⟨
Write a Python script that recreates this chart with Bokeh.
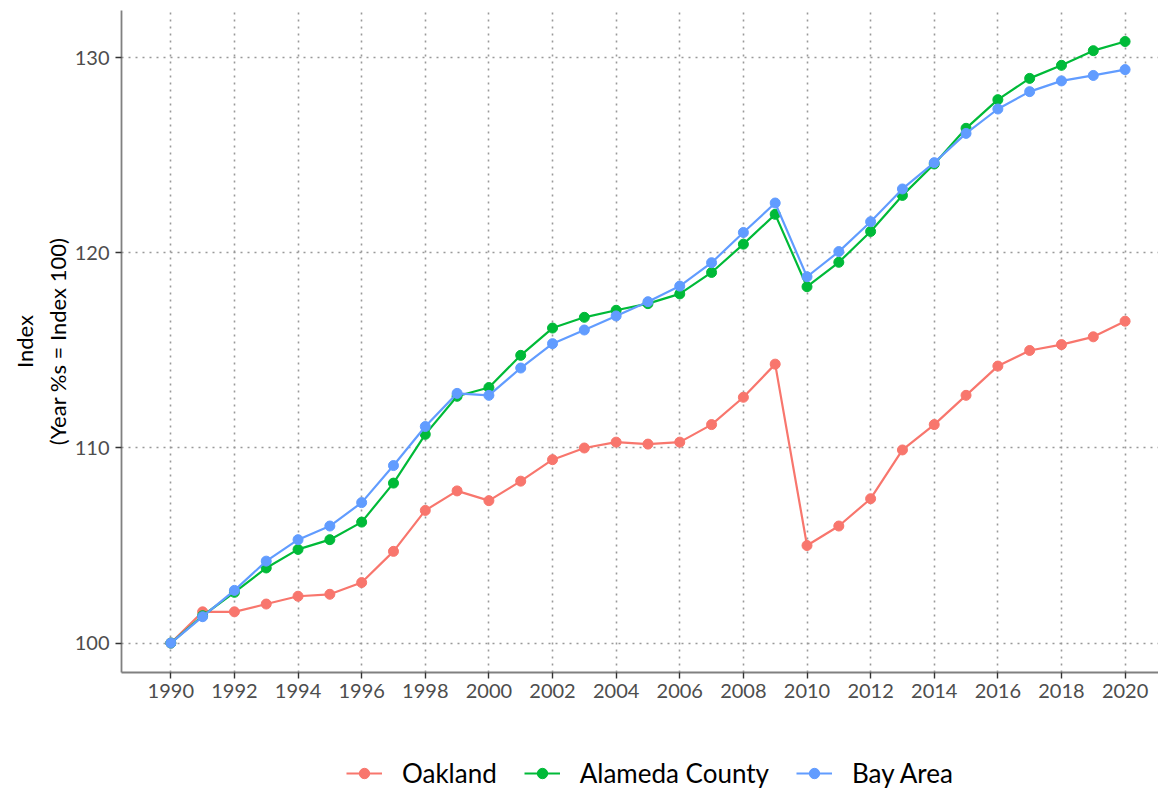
from bokeh.plotting import figure
from bokeh.layouts import column
from bokeh.models import Range1d, FixedTicker, Legend, LegendItem
from bokeh.embed import file_html
from bokeh.resources import INLINE

years = list(range(1990, 2021))
oakland = [100.0, 101.6, 101.6, 102.0, 102.4, 102.5, 103.1, 104.7, 106.8, 107.8,
           107.3, 108.3, 109.4, 110.0, 110.3, 110.2, 110.3, 111.2, 112.6, 114.3,
           105.0, 106.0, 107.4, 109.9, 111.2, 112.7, 114.2, 115.0, 115.3, 115.7,
           116.5]
alameda = [100.0, 101.4, 102.6, 103.85, 104.8, 105.3, 106.2, 108.2, 110.7, 112.65,
           113.1, 114.75, 116.15, 116.7, 117.06, 117.4, 117.9, 119.0, 120.45, 121.98,
           118.27, 119.52, 121.1, 122.95, 124.56, 126.39, 127.86, 128.95, 129.62, 130.37,
           130.84]
bay_area = [100.0, 101.35, 102.7, 104.2, 105.3, 106.0, 107.2, 109.1, 111.1, 112.8,
            112.7, 114.1, 115.35, 116.05, 116.77, 117.5, 118.3, 119.5, 121.05, 122.56,
            118.78, 120.07, 121.6, 123.28, 124.63, 126.13, 127.38, 128.27, 128.82, 129.1,
            129.4]

series_names = ["Oakland", "Alameda County", "Bay Area"]
series_values = [oakland, alameda, bay_area]
series_colors = ["#F8766D", "#00BA38", "#619CFF"]

x_ticks = list(range(1990, 2021, 2))
y_ticks = [100, 110, 120, 130]

FONT = "Lato"

p = figure(frame_width=1037, frame_height=662, output_backend="svg", toolbar_location=None,
           x_range=Range1d(1988.45, 2021.05), y_range=Range1d(98.49, 132.43),
           min_border_left=121, min_border_right=0, min_border_top=10, min_border_bottom=40)
p.outline_line_color = None
p.background_fill_color = "white"

for name, vals, col in zip(series_names, series_values, series_colors):
    p.line(years, vals, line_color=col, line_width=2.2)
    p.scatter(years, vals, size=10, fill_color=col, line_color=col)

# axes
for ax in (p.xaxis[0], p.yaxis[0]):
    ax.axis_line_color = "#808080"
    ax.axis_line_width = 1.8
    ax.major_tick_line_color = "#333333"
    ax.major_tick_line_width = 1.4
    ax.major_tick_out = 6
    ax.major_tick_in = 0
    ax.minor_tick_line_color = None
    ax.major_label_text_font = FONT
    ax.major_label_text_font_size = "20px"
    ax.major_label_text_color = "#4D4D4D"

p.xaxis.ticker = FixedTicker(ticks=x_ticks)
p.yaxis.ticker = FixedTicker(ticks=y_ticks)
p.xaxis.major_label_standoff = 5
p.yaxis.major_label_standoff = 6

p.yaxis.axis_label = "Index\n(Year %s = Index 100)"
p.yaxis.axis_label_text_font = FONT
p.yaxis.axis_label_text_font_size = "22px"
p.yaxis.axis_label_text_font_style = "normal"
p.yaxis.axis_label_text_color = "black"
p.yaxis.axis_label_standoff = 1

# grid
for g in (p.xgrid[0], p.ygrid[0]):
    g.grid_line_color = "#999999"
    g.grid_line_width = 1.6
    g.grid_line_dash = "2 5"
p.xgrid.ticker = FixedTicker(ticks=x_ticks)
p.ygrid.ticker = FixedTicker(ticks=y_ticks)

# legend strip (series drawn outside its visible range, only the legend shows)
pl = figure(width=1158, height=120, output_backend="svg", toolbar_location=None,
            x_range=Range1d(0, 1), y_range=Range1d(0, 1),
            min_border_left=0, min_border_right=0, min_border_top=0, min_border_bottom=0)
pl.outline_line_color = None
pl.xaxis.visible = False
pl.yaxis.visible = False
pl.xgrid.visible = False
pl.ygrid.visible = False

items = []
for name, vals, col in zip(series_names, series_values, series_colors):
    lr = pl.line(years, vals, line_color=col, line_width=2.2)
    cr = pl.scatter(years, vals, size=10, fill_color=col, line_color=col)
    items.append(LegendItem(label=name, renderers=[lr, cr]))

legend = Legend(items=items, orientation="horizontal", location=(225, 43),
                label_text_font=FONT, label_text_font_size="26px",
                label_text_color="black",
                glyph_width=36, glyph_height=26, label_standoff=20, spacing=27,
                border_line_color=None, background_fill_alpha=0,
                padding=2, margin=0)
pl.add_layout(legend, "center")

layout = column(p, pl, spacing=0)
open("out.html", "w").write(file_html(layout, INLINE))
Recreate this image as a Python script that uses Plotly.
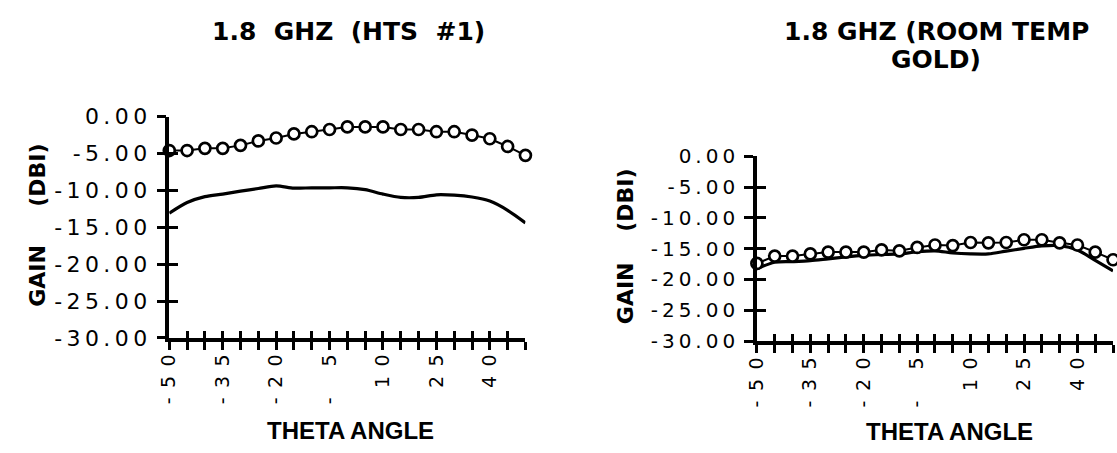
import plotly.graph_objects as go

# ---------------- data ----------------
THETA = [-50, -45, -40, -35, -30, -25, -20, -15, -10, -5, 0, 5, 10, 15, 20, 25, 30, 35, 40, 45, 50]

HTS_CIRCLES = [-4.6, -4.6, -4.3, -4.3, -3.9, -3.3, -2.9, -2.35, -2.05, -1.75, -1.4,
               -1.4, -1.4, -1.75, -1.75, -2.05, -2.05, -2.5, -3.0, -4.05, -5.25]
HTS_LINE = [-13.1, -11.65, -10.85, -10.5, -10.1, -9.75, -9.4, -9.7, -9.65, -9.65, -9.65,
            -9.9, -10.5, -10.95, -10.95, -10.6, -10.65, -10.9, -11.45, -12.7, -14.4]

GOLD_CIRCLES = [-17.4, -16.2, -16.2, -15.85, -15.55, -15.55, -15.55, -15.2, -15.35, -14.8, -14.4,
                -14.5, -14.0, -14.05, -14.0, -13.55, -13.55, -14.05, -14.4, -15.55, -16.8]
GOLD_LINE = [-18.25, -17.2, -17.1, -16.95, -16.65, -16.35, -16.1, -15.95, -15.85, -15.5, -15.35,
             -15.7, -15.85, -15.85, -15.4, -14.95, -14.55, -14.5, -15.2, -16.9, -18.6]

Y_TICKS = [0, -5, -10, -15, -20, -25, -30]
X_LABELED = [-50, -35, -20, -5, 10, 25, 40]

TITLE_LEFT = "1.8\u00a0\u00a0GHZ\u00a0\u00a0(HTS\u00a0\u00a0#1)"
TITLE_RIGHT_1 = "1.8 GHZ (ROOM TEMP"
TITLE_RIGHT_2 = "GOLD)"
X_TITLE = "THETA ANGLE"
Y_TITLE_LEFT = "GAIN" + "\u00a0" * 5 + "(DBI)"
Y_TITLE_RIGHT = "GAIN" + "\u00a0" * 4 + "(DBI)"

# ---------------- helpers ----------------
W, H = 1117, 453
THIN = "\u2009"
EN = "\u2002"
FIG = "\u2007"


def fx(p):
    return p / W


def fy(p):
    return 1 - p / H


def y_label(v):
    return THIN.join(f"{v:.2f}")


def x_label(v):
    if v not in X_LABELED:
        return ""
    s = ("-" if v < 0 else FIG) + f"{abs(v):>2d}".replace(" ", FIG)
    return EN.join(s)


X_TEXT = [x_label(v) for v in THETA]
Y_TEXT = [y_label(v) for v in Y_TICKS]

fig = go.Figure()

panels = [
    ("x", "y", "x3", "y3", HTS_CIRCLES, HTS_LINE, (159, 519), (110.7, 345), 22),
    ("x2", "y2", "x4", "y4", GOLD_CIRCLES, GOLD_LINE, (753, 1113), (152.7, 348.3), 20),
]

layout_axes = {}
for mx, my, ox, oy, circ, line, xd, yd, yfs in panels:
    fig.add_trace(go.Scatter(
        x=THETA, y=line, mode="lines", xaxis=mx, yaxis=my, cliponaxis=False,
        line=dict(color="black", width=3.2, shape="spline", smoothing=0.8),
        hoverinfo="skip"))
    fig.add_trace(go.Scatter(
        x=THETA, y=circ, mode="lines+markers", xaxis=ox, yaxis=oy, cliponaxis=False,
        line=dict(color="black", width=2),
        marker=dict(symbol="circle", size=11, color="white",
                    line=dict(color="black", width=2.7)),
        hoverinfo="skip"))

    common = dict(showgrid=False, zeroline=False, tickcolor="black", linecolor="black",
                  tickwidth=2.5)
    xname = "xaxis" + mx[1:]
    yname = "yaxis" + my[1:]
    oxname = "xaxis" + ox[1:]
    oyname = "yaxis" + oy[1:]
    layout_axes[xname] = dict(
        common, domain=[fx(xd[0]), fx(xd[1])], anchor=my, range=[-50, 50],
        showline=True, linewidth=3.5, ticks="outside", ticklen=8,
        tickmode="array", tickvals=THETA, ticktext=X_TEXT, tickangle=-90,
        tickfont=dict(family="DejaVu Sans", size=19, color="black"),
        ticklabelstandoff=-3)
    layout_axes[yname] = dict(
        common, domain=[fy(yd[1]), fy(yd[0])], anchor=mx, range=[-30, 0],
        showline=True, linewidth=3.5, ticks="outside", ticklen=9,
        tickmode="array", tickvals=Y_TICKS, ticktext=Y_TEXT,
        tickfont=dict(family="DejaVu Sans", size=yfs, color="black"),
        ticklabelstandoff=5)
    layout_axes[oxname] = dict(
        common, overlaying=mx, anchor=oy, range=[-50, 50], showline=False,
        ticks="inside", ticklen=7, tickmode="array", tickvals=THETA,
        showticklabels=False)
    layout_axes[oyname] = dict(
        common, overlaying=my, anchor=ox, range=[-30, 0], showline=False,
        ticks="inside", ticklen=9, tickmode="array", tickvals=Y_TICKS,
        showticklabels=False)

fig.update_layout(**layout_axes)


def ann(text, x, y, size, family, angle=0):
    return dict(text=text, x=fx(x), y=fy(y), xref="paper", yref="paper",
                xanchor="center", yanchor="middle", showarrow=False, textangle=angle,
                font=dict(family=family, size=size, color="black", weight="bold"))


annotations = [
    ann(TITLE_LEFT, 340, 21, 25, "DejaVu Sans"),
    ann(TITLE_RIGHT_1, 935, 21, 25, "DejaVu Sans"),
    ann(TITLE_RIGHT_2, 934.5, 50, 25, "DejaVu Sans"),
    ann(X_TITLE, 342, 443, 24, "Liberation Sans"),
    ann(X_TITLE, 947.5, 444, 24, "Liberation Sans"),
    ann(Y_TITLE_LEFT, 25.5, 226, 22, "DejaVu Sans", angle=-90),
    ann(Y_TITLE_RIGHT, 619.5, 248, 22, "DejaVu Sans", angle=-90),
]

fig.update_layout(
    width=W, height=H, autosize=False,
    margin=dict(l=0, r=0, t=0, b=0),
    paper_bgcolor="white", plot_bgcolor="rgba(0,0,0,0)",
    showlegend=False,
    annotations=annotations,
)

POST = (
    "document.documentElement.style.margin='0';"
    "document.documentElement.style.padding='0';"
    "document.documentElement.style.overflow='hidden';"
    "document.body.style.margin='0';document.body.style.padding='0';"
    "document.body.style.overflow='hidden';"
    "var gd=document.getElementById('{plot_id}');"
    "gd.style.position='fixed';gd.style.left='0px';gd.style.top='0px';"
)

fig.write_html(
    "out.html",
    config={"displayModeBar": False, "responsive": False},
    post_script=POST,
)
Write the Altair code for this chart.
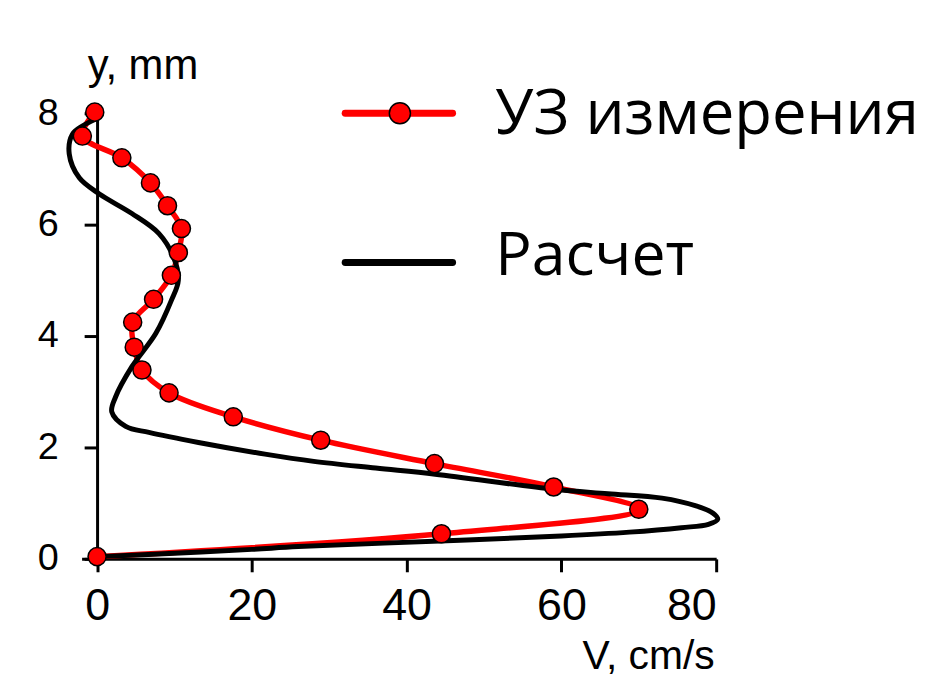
import altair as alt
import pandas as pd

# Measured (ultrasound) profile: V (cm/s), y (mm)
meas_v = [0.0, 44.5, 70.0, 59.0, 43.6, 28.9, 17.6, 9.3, 5.8, 4.8, 4.6, 7.3, 9.6, 10.5, 10.9, 9.1, 6.9, 3.2, -1.9, -0.3]
meas_y = [0.04, 0.45, 0.89, 1.29, 1.71, 2.13, 2.55, 2.98, 3.39, 3.80, 4.25, 4.66, 5.09, 5.50, 5.93, 6.34, 6.75, 7.20, 7.59, 8.02]

# Calculated profile
calc_v = [0.0, 10.0, 20.0, 26.0, 44.3, 60.0, 68.8, 75.5, 79.0, 80.2, 79.6, 77.4, 73.0, 66.0, 59.0, 43.7,
          36.0, 28.0, 21.7, 13.1, 6.7, 3.7, 1.9, 2.4, 4.5, 7.6, 9.6, 10.5, 9.9, 8.0, 4.5, 0.3, -2.3, -3.6, -3.2, -1.9, -0.1]
calc_y = [0.04, 0.10, 0.17, 0.22, 0.32, 0.41, 0.48, 0.56, 0.62, 0.71, 0.82, 0.95, 1.09, 1.17, 1.25, 1.52,
          1.63, 1.75, 1.88, 2.09, 2.27, 2.38, 2.64, 2.91, 3.45, 4.05, 4.64, 5.00, 5.41, 5.84, 6.20, 6.55, 6.84, 7.27, 7.62, 7.77, 7.90]

x_ticks = [0, 20, 40, 60, 80]
y_ticks = [0, 2, 4, 6, 8]
legend_labels = ["УЗ измерения", "Расчет"]

W, H = 638, 448
X_MIN, X_MAX = -2, 80
px_per_v = W / (X_MAX - X_MIN)

meas = pd.DataFrame({"V": meas_v, "y": meas_y, "i": list(range(len(meas_v)))})
calc = pd.DataFrame({"V": calc_v, "y": calc_y, "i": list(range(len(calc_v)))})

AXIS_FONT = "Liberation Sans"
LEG_FONT = "Open Sans"

xscale = alt.Scale(domain=[X_MIN, X_MAX], nice=False, zero=False)
yscale = alt.Scale(domain=[0, 8], nice=False, zero=False)

xaxis = alt.Axis(
    values=x_ticks, format="d", title="V, cm/s", grid=False,
    domainColor="black", domainWidth=3, tickColor="black", tickWidth=3, tickSize=13,
    labelFont=AXIS_FONT, labelFontSize=45, labelColor="black", labelPadding=12,
    titleFont=AXIS_FONT, titleFontSize=41, titleFontWeight="normal", titleColor="black",
    titleAlign="right", titleX=636, titleY=110, titleBaseline="alphabetic",
)
yaxis = alt.Axis(
    values=y_ticks, format="d", title="y, mm", grid=False, offset=-(0 - X_MIN) * px_per_v,
    domainColor="black", domainWidth=3, tickColor="black", tickWidth=3, tickSize=13,
    labelFont=AXIS_FONT, labelFontSize=38, labelColor="black", labelPadding=26,
    titleFont=AXIS_FONT, titleFontSize=42, titleFontWeight="normal", titleColor="black",
    titleAngle=0, titleAlign="left", titleX=-10, titleY=-35, titleBaseline="alphabetic",
)

red_line = alt.Chart(meas).mark_line(
    color="#ff0000", strokeWidth=5.5, interpolate="catmull-rom"
).encode(
    x=alt.X("V:Q", scale=xscale, axis=xaxis),
    y=alt.Y("y:Q", scale=yscale, axis=yaxis),
    order="i:O",
)

black_line = alt.Chart(calc).mark_line(
    color="black", strokeWidth=5, interpolate="catmull-rom"
).encode(
    x=alt.X("V:Q", scale=xscale),
    y=alt.Y("y:Q", scale=yscale),
    order="i:O",
)

red_points = alt.Chart(meas).mark_point(
    filled=True, fill="#ff0000", stroke="black", strokeWidth=1.5, size=330, opacity=1
).encode(
    x=alt.X("V:Q", scale=xscale),
    y=alt.Y("y:Q", scale=yscale),
)

# Manual legend
leg1 = pd.DataFrame({"label": [legend_labels[0]]})
leg2 = pd.DataFrame({"label": [legend_labels[1]]})

leg_red = alt.Chart(leg1).mark_rule(color="#ff0000", strokeWidth=7, strokeCap="round").encode(
    x=alt.value(265), x2=alt.value(373), y=alt.value(0)
)
leg_pt = alt.Chart(leg1).mark_point(
    filled=True, fill="#ff0000", stroke="black", strokeWidth=1.5, size=450, opacity=1
).encode(x=alt.value(320), y=alt.value(0))
leg_black = alt.Chart(leg2).mark_rule(color="black", strokeWidth=7, strokeCap="round").encode(
    x=alt.value(265), x2=alt.value(373), y=alt.value(150)
)
leg_t1 = alt.Chart(leg1).mark_text(
    font=LEG_FONT, fontSize=62, align="left", baseline="alphabetic", color="black"
).encode(x=alt.value(416), y=alt.value(21), text="label:N")
leg_t2 = alt.Chart(leg2).mark_text(
    font=LEG_FONT, fontSize=61, align="left", baseline="alphabetic", color="black"
).encode(x=alt.value(416), y=alt.value(163), text="label:N")

chart = alt.layer(
    red_line, black_line, red_points, leg_red, leg_black, leg_pt, leg_t1, leg_t2
).properties(
    width=W, height=H, autosize="none",
    padding={"left": 74, "top": 104, "right": 218, "bottom": 124},
    background="white",
).configure_view(stroke=None)

chart.save("out.html", embed_options={"renderer": "svg", "actions": False})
⟩
** TASK BRIEF **
Begin at the line that has "Recreate this image", stop after the line that has "40, 45, 50]", and reproduce every line between them exactly and nothing else. Pictures stay out of the copy.

** FINAL RESULT **
Recreate this image as a Python script that uses Plotly.
import plotly.graph_objects as go

# ---------------- data ----------------
THETA = [-50, -45, -40, -35, -30, -25, -20, -15, -10, -5, 0, 5, 10, 15, 20, 25, 30, 35, 40, 45, 50]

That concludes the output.